Mr. Briggs, whose work at Marketing Evolution has tracked how advertisers have over time received less return on their marketing budgets, argues that advocacy is more important than awareness. It follows that measurement models have to be flexible enough to allow for experimentation with new media, such as mobile. "Measurement has become the enemy of innovation," he said.
TO DO: Get out of the mindset that reach and awareness are enough and don't use models that fail to build in room for experimentation with new channels.
FIX COMPENSATION PROBLEMS
A recent Association of National Advertisers study delivered a grim finding on how agencies get paid: "New methods of compensation like value-based remuneration that rewards performance have not taken hold globally. Only 4% [of respondents] reported utilizing them." That's a depressing stat. Now here's a ridiculous one from a 4A's study: Agencies bill mobile developers at a rate less than half what account-services directors receive.
The compensation crisis has been on the industry's radar screen for years. The decline of the cushy, reliable 15% commission, coupled with the rise of procurement, has led to downward pressure on agency margins and widespread complaints about agencies losing their status as partners to become lowly vendors. Assuming we're not going to ditch the very flawed charging-for-time model, the fix is clear: a shift to performance-based compensation agreements that reward effectiveness and not time sheet completion.
Underwear purveyor Jockey International and its agency, TPN, offer an excellent model based on, as Jockey CMO-exec VP Dustin Cohn described it, "earned profits and payment on work output." Agency and client work together to determine the scope of work and metrics that determine the entire profit markup.
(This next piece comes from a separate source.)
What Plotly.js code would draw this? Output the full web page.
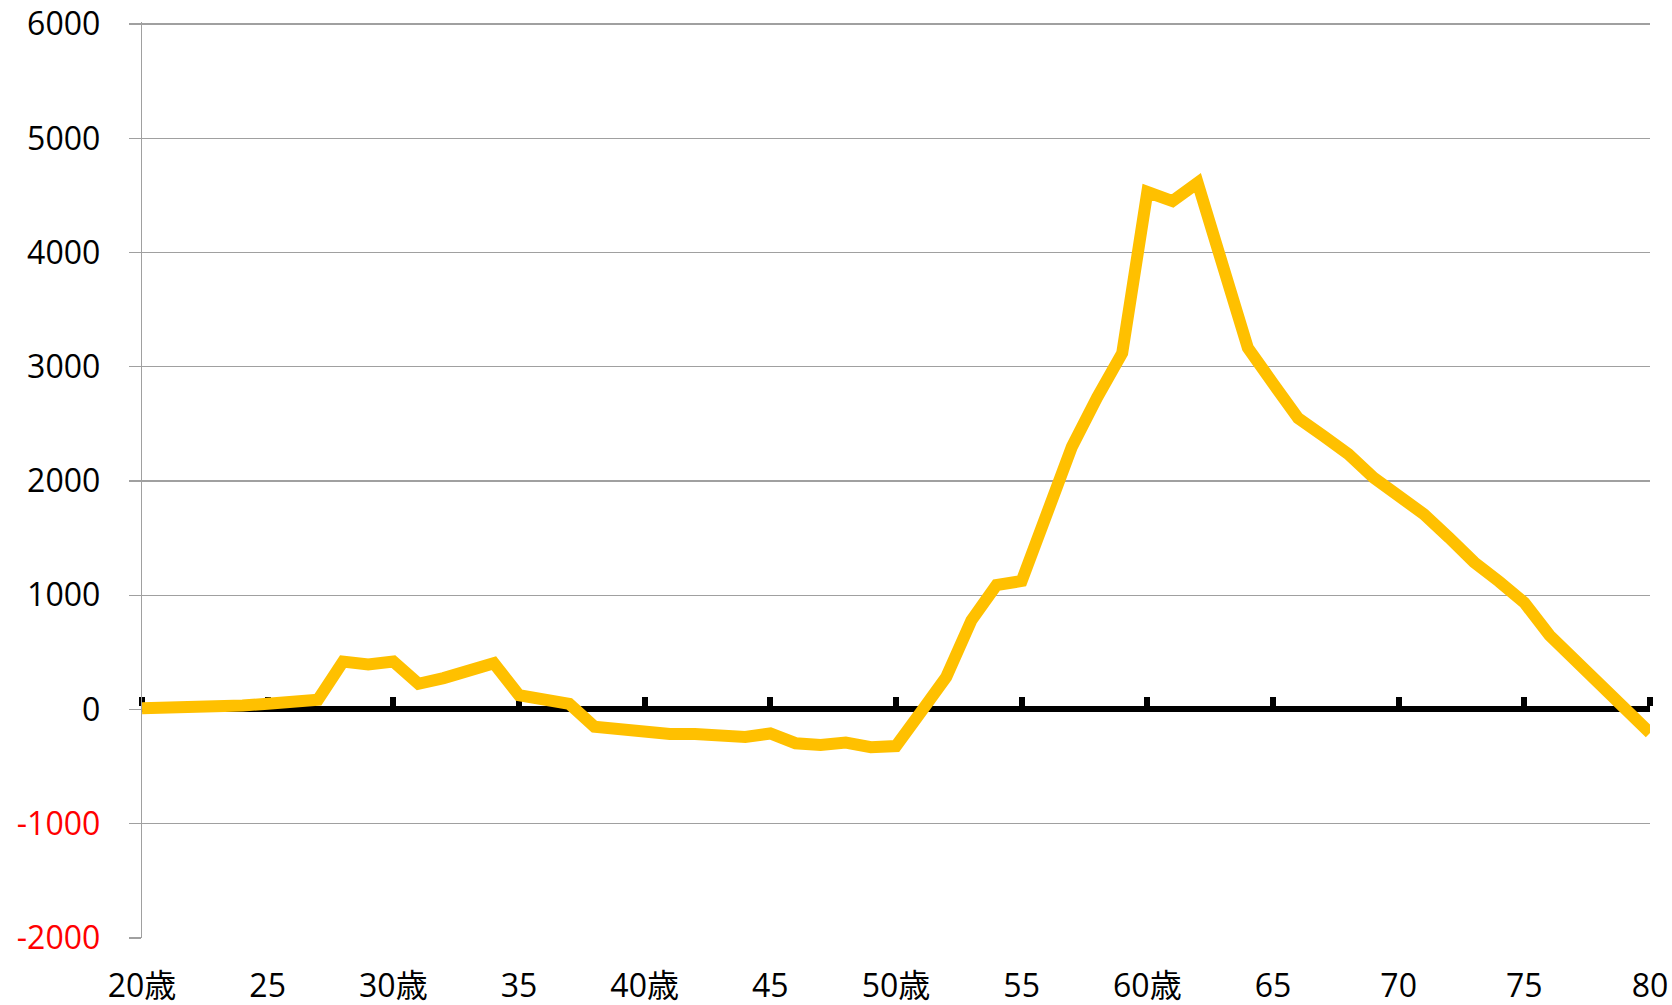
<!DOCTYPE html>
<html>
<head>
<meta charset="utf-8">
<script src="https://cdn.plot.ly/plotly-3.0.1.min.js"></script>
<style>
html,body{margin:0;padding:0;background:#fff;}
#chart{width:1672px;height:1005px;}
</style>
</head>
<body>
<div id="chart"></div>
<script>
const ages = [20,21,22,23,24,25,26,27,28,29,30,31,32,33,34,35,36,37,38,39,40,41,42,43,44,45,46,47,48,49,50,51,52,53,54,55,56,57,58,59,60,61,62,63,64,65,66,67,68,69,70,71,72,73,74,75,76,77,78,79,80];
const values = [10,10,20,30,35,50,55,85,420,395,420,225,275,335,405,125,85,50,-150,-175,-205,-215,-215,-215,-240,-210,-295,-310,-290,-330,-320,-20,285,780,1090,1125,1710,2300,2730,3120,4530,4450,4610,3910,3165,2855,2550,2395,2235,2030,1880,1710,1505,1290,1120,935,650,440,235,15,-205];
const xTickVals = [20,25,30,35,40,45,50,55,60,65,70,75,80];
const xTickText = ['20歳','25','30歳','35','40歳','45','50歳','55','60歳','65','70','75','80'];
const yTickVals = [-2000,-1000,0,1000,2000,3000,4000,5000,6000];
const yTickText = ['<span style="color:#FF0000">-2000</span>','<span style="color:#FF0000">-1000</span>','0','1000','2000','3000','4000','5000','6000'];

const font = "'Open Sans', 'Noto Sans CJK JP', sans-serif";

const traces = [
  {x: ages, y: values, xaxis:'x2', yaxis:'y', mode:'lines', opacity:0, hoverinfo:'skip', showlegend:false},
  {x: ages, y: values, xaxis:'x', yaxis:'y', mode:'lines', line:{color:'#FFC000', width:12}, hoverinfo:'x+y', showlegend:false}
];

const layout = {
  width:1672, height:1005,
  margin:{l:142, r:22, t:22, b:67},
  paper_bgcolor:'#fff', plot_bgcolor:'#fff',
  font:{family:font, size:32, color:'#000'},
  showlegend:false,
  xaxis:{
    range:[20,80], tickvals:xTickVals, ticktext:xTickText,
    showgrid:false, zeroline:false, showline:false, ticks:'',
    ticklabelstandoff:26,
    tickfont:{family:font, size:32, color:'#000'}
  },
  xaxis2:{
    overlaying:'x', side:'top', anchor:'free', position:0.25,
    range:[20,80], tickvals:xTickVals, showticklabels:false,
    showgrid:false, zeroline:false,
    showline:true, linecolor:'#000', linewidth:6,
    ticks:'outside', ticklen:9, tickwidth:6, tickcolor:'#000',
    layer:'below traces'
  },
  yaxis:{
    range:[-2000,6018], tickvals:yTickVals, ticktext:yTickText,
    showgrid:true, gridcolor:'#A0A0A0', gridwidth:1.3,
    zeroline:false,
    showline:true, linecolor:'#A0A0A0', linewidth:1.3,
    ticks:'outside', ticklen:12, tickcolor:'#A0A0A0', tickwidth:1.3,
    ticklabelstandoff:22,
    tickfont:{family:font, size:32, color:'#000'}
  }
};

Plotly.newPlot('chart', traces, layout, {displayModeBar:false, staticPlot:true});
</script>
</body>
</html>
Said Mr. Cohn: "Putting all of their profits on the line validates that the agency really believes in the client-brand and what they can do to move it forward."
Steve Blamer, former big agency CEO and compensation consultant, said it's up to agencies to become honest about profit margins and income levels. "I'm astonished at how reluctant agencies are to provide transparency around their costs." At the same time, client marketers need to be willing to pony up for deserving work. And some are not.
TO DO: Agencies, open the kimono on costs. Marketers, don't assume your agencies aren't open to new compensation programs. Both need to get on the same page when it comes to metrics. But don't be cheap.